*WHAT YOU SHOULD DO*
Set out every line bearing the string "this".

*DATASET ENTRIES*
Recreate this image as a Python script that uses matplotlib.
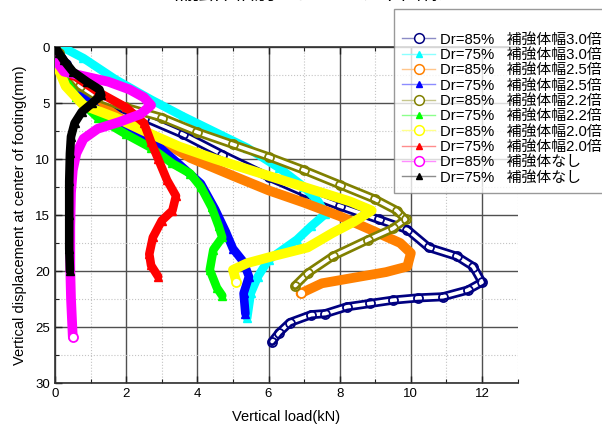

---

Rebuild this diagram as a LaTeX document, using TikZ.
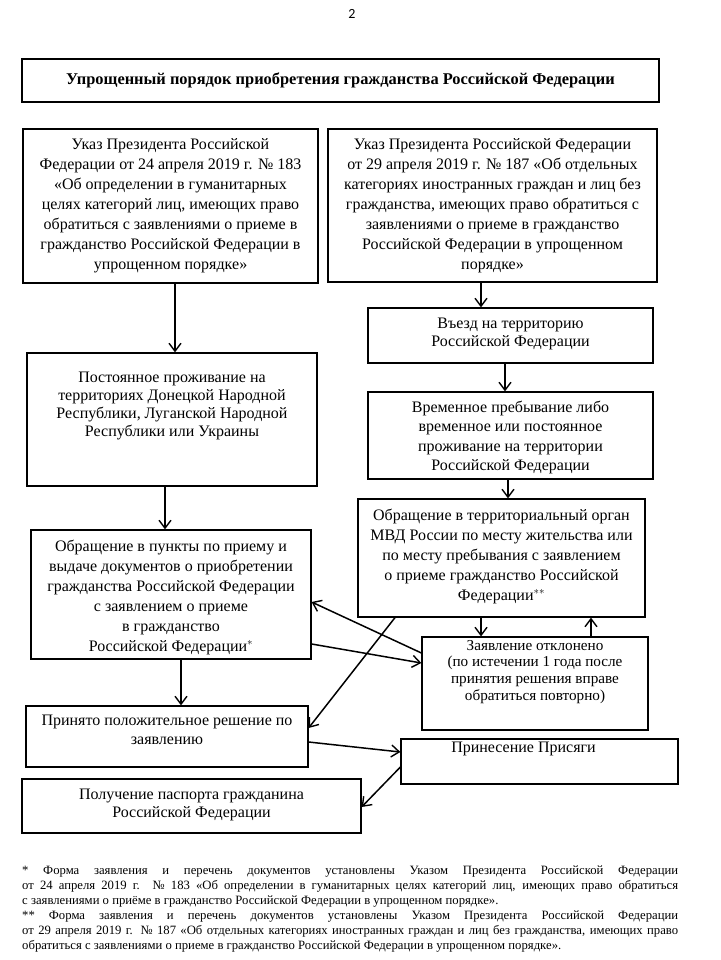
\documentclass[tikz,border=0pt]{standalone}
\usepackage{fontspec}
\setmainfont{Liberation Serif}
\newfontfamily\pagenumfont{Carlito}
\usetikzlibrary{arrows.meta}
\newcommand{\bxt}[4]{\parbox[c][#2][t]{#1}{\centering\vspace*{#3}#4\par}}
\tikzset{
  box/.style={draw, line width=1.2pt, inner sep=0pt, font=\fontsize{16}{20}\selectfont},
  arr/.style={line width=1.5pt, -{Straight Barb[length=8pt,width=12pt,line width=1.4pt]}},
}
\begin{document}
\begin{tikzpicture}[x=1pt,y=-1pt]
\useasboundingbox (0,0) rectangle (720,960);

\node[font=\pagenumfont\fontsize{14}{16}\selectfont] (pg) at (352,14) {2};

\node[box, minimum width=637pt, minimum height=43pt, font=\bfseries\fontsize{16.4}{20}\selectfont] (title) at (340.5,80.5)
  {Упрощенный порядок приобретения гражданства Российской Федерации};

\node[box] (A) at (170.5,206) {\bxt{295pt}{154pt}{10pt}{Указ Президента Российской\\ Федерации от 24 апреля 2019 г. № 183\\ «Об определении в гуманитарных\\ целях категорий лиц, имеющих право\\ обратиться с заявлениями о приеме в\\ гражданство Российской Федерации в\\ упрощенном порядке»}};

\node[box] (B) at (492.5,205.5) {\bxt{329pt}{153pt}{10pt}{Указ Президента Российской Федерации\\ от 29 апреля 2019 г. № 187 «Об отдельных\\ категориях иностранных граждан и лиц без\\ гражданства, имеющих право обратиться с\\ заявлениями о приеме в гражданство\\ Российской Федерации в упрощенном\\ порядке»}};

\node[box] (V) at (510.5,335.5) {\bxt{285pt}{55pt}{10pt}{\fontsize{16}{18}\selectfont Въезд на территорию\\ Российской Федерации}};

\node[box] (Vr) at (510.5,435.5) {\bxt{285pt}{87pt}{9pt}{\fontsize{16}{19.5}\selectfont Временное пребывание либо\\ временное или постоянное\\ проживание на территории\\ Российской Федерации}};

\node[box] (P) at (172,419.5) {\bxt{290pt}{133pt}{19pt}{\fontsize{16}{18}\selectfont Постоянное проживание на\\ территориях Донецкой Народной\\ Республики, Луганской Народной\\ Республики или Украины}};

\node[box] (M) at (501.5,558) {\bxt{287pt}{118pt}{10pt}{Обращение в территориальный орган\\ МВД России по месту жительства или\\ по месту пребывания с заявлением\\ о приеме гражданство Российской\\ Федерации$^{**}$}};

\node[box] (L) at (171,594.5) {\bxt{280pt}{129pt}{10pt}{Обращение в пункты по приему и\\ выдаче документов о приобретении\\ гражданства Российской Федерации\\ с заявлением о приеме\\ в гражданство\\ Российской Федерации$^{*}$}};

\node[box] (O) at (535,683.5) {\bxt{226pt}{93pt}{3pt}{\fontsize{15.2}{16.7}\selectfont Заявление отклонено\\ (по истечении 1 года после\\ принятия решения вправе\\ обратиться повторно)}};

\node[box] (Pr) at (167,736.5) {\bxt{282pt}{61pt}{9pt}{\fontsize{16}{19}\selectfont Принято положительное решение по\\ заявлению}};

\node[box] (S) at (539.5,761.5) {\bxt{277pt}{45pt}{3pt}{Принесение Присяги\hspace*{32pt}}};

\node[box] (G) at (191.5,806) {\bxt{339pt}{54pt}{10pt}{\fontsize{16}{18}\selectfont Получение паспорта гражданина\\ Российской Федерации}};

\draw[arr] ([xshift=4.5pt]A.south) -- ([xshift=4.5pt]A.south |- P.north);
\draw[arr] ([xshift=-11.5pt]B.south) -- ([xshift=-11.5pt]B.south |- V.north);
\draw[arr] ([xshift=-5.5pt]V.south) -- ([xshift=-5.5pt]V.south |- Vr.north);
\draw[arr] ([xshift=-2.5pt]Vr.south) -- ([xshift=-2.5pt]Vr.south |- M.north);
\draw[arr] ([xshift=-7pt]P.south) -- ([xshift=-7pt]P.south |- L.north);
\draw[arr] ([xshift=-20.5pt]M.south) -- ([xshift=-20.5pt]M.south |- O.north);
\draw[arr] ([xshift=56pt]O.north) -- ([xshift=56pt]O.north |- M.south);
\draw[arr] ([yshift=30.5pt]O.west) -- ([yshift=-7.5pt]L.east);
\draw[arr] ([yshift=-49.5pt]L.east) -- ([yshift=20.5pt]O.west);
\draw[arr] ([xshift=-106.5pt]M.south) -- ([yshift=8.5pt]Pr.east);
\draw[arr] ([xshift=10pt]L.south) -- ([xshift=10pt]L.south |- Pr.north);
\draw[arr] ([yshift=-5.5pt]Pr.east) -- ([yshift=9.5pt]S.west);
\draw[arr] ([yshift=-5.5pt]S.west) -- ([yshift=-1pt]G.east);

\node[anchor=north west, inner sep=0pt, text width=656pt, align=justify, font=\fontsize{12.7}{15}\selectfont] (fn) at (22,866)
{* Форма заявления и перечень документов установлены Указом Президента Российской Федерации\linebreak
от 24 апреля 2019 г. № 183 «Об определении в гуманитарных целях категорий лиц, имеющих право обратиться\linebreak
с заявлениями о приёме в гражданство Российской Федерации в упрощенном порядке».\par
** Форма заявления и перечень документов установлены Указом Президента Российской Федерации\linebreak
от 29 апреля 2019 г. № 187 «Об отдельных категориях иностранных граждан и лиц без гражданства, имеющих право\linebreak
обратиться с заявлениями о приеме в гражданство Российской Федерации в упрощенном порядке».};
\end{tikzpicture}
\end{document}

*RESPONSE*
Recreate this image as a Python script that uses matplotlib.
Rebuild this diagram as a LaTeX document, using TikZ.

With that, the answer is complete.